Decision support systems are interactive, computer-based information system that uses decision models and specialized databases to assist the decision-making process of managerial end users. – O’Brien

DSS help managers make decisions that are semi structured, unique, or rapidly changing, and not easily specified in advance. DSS have to be responsive enough to run several times a day in order to correspond to changing conditions. While DSS use internal information from TPS and MIS, they often bring in information from external sources, such as current stock prices of competitors.

Example: A tactical decision is partly structure and partly unstructured. An Example of a tactical decision is building on a contract. Part of the task is structure- for example, considering standard operational cost and overheads- while part is unstructured, since the bidder must take in to account the way competitors may bid on the same contract.

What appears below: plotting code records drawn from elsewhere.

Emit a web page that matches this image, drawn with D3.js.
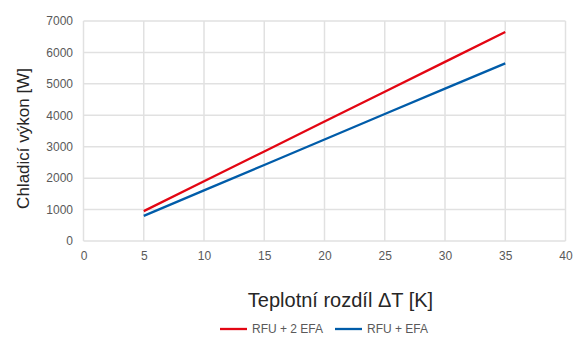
<!DOCTYPE html>
<html><head><meta charset="utf-8">
<script src="https://cdn.jsdelivr.net/npm/d3@7"></script>
<style>body{margin:0;background:#fff}svg{display:block}</style>
</head><body>
<script>
const xValues = [5, 10, 15, 20, 25, 30, 35];
const seriesNames = ["RFU + 2 EFA", "RFU + EFA"];
const red2EFA = [950, 1900, 2850, 3800, 4750, 5700, 6650];
const blue1EFA = [800, 1610, 2420, 3230, 4040, 4850, 5650];
const xTicks = [0, 5, 10, 15, 20, 25, 30, 35, 40];
const yTicks = [0, 1000, 2000, 3000, 4000, 5000, 6000, 7000];
const colors = ["#e30613", "#005ca9"];

const W = 574, H = 337;
const svg = d3.select("body").append("svg").attr("width", W).attr("height", H);
const font = "'Liberation Sans', Arial, sans-serif";
const x = d3.scaleLinear().domain([0, 40]).range([83.5, 565.5]);
const y = d3.scaleLinear().domain([0, 7000]).range([241, 21]);

const g = svg.append("g");
g.selectAll(".vg").data(xTicks).enter().append("line")
  .attr("x1", d => x(d)).attr("x2", d => x(d)).attr("y1", y(0)).attr("y2", y(7000))
  .attr("stroke", "#e1e1e1").attr("stroke-width", 1.5);
g.selectAll(".hg").data(yTicks).enter().append("line")
  .attr("x1", x(0)).attr("x2", x(40)).attr("y1", d => y(d)).attr("y2", d => y(d))
  .attr("stroke", "#e1e1e1").attr("stroke-width", 1.5);

const xAxis = svg.append("g").attr("transform", `translate(0,${y(0)})`)
  .call(d3.axisBottom(x).tickValues(xTicks).tickSize(0).tickPadding(10));
const yAxis = svg.append("g").attr("transform", `translate(${x(0)},0)`)
  .call(d3.axisLeft(y).tickValues(yTicks).tickSize(0).tickPadding(10.5).tickFormat(d3.format("d")));
[xAxis, yAxis].forEach(a => {
  a.select(".domain").remove();
  a.selectAll("text").attr("fill", "#595959").style("font-family", font).style("font-size", "12px");
});

const series = [red2EFA, blue1EFA];
const line = d3.line().x((d, i) => x(xValues[i])).y(d => y(d));
series.forEach((s, k) => {
  svg.append("path").datum(s).attr("d", line).attr("fill", "none")
    .attr("stroke", colors[k]).attr("stroke-width", 2.3);
});

svg.append("text").attr("x", 340.5).attr("y", 307).attr("text-anchor", "middle")
  .style("font-family", font).style("font-size", "20px").attr("fill", "#262626")
  .text("Teplotní rozdíl ΔT [K]");
svg.append("text").attr("transform", "translate(29,138.5) rotate(-90)").attr("text-anchor", "middle")
  .style("font-family", font).style("font-size", "17px").attr("fill", "#262626")
  .text("Chladicí výkon [W]");

const leg = [{x: 220}, {x: 335}];
seriesNames.forEach((n, k) => {
  svg.append("line").attr("x1", leg[k].x).attr("x2", leg[k].x + 27).attr("y1", 329).attr("y2", 329)
    .attr("stroke", colors[k]).attr("stroke-width", 2.3);
  svg.append("text").attr("x", leg[k].x + 32).attr("y", 333)
    .style("font-family", font).style("font-size", "12px").attr("fill", "#595959").text(n);
});
</script>
</body></html>
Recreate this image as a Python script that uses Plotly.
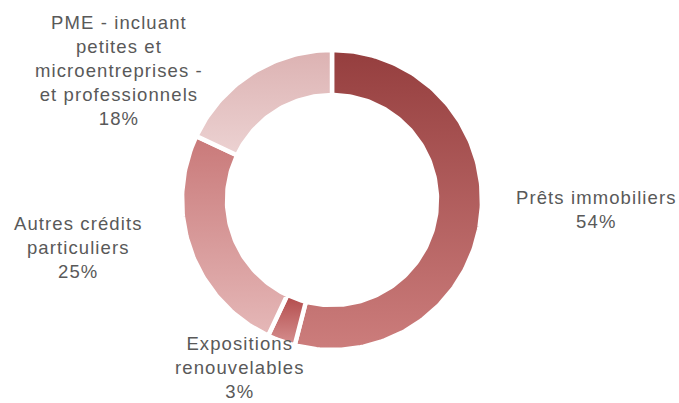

3.9.2.3. Executive Information system

Senior managers use a category of information system called executive information system (ESS) to make decision. “Information system at the strategic level of an organization designed to address unstructured decision making through advanced graphics and communication.” –Laudon and Laudon

Top executives get the information they need from many sources, including letters, memos, periodicals, and reports produced manually as well as by computer system. Other sources of executive information are meetings, telephone calls, and social activities. Thus, much of a top executive’s information comes from non-computer sources


ESS designed to meet the information needs to top management engaged in long-range planning, crisis management, and other strategic decisions. Strategic decisions are unique, non-repetitive, and future-oriented decisions, which address long-term issues such as emerging markets, merger and acquisition strategies, new-product development, and investment strategies. Such system assists in the making of decisions that require an in-depth understanding of the firm and of the industry in which the firm operates.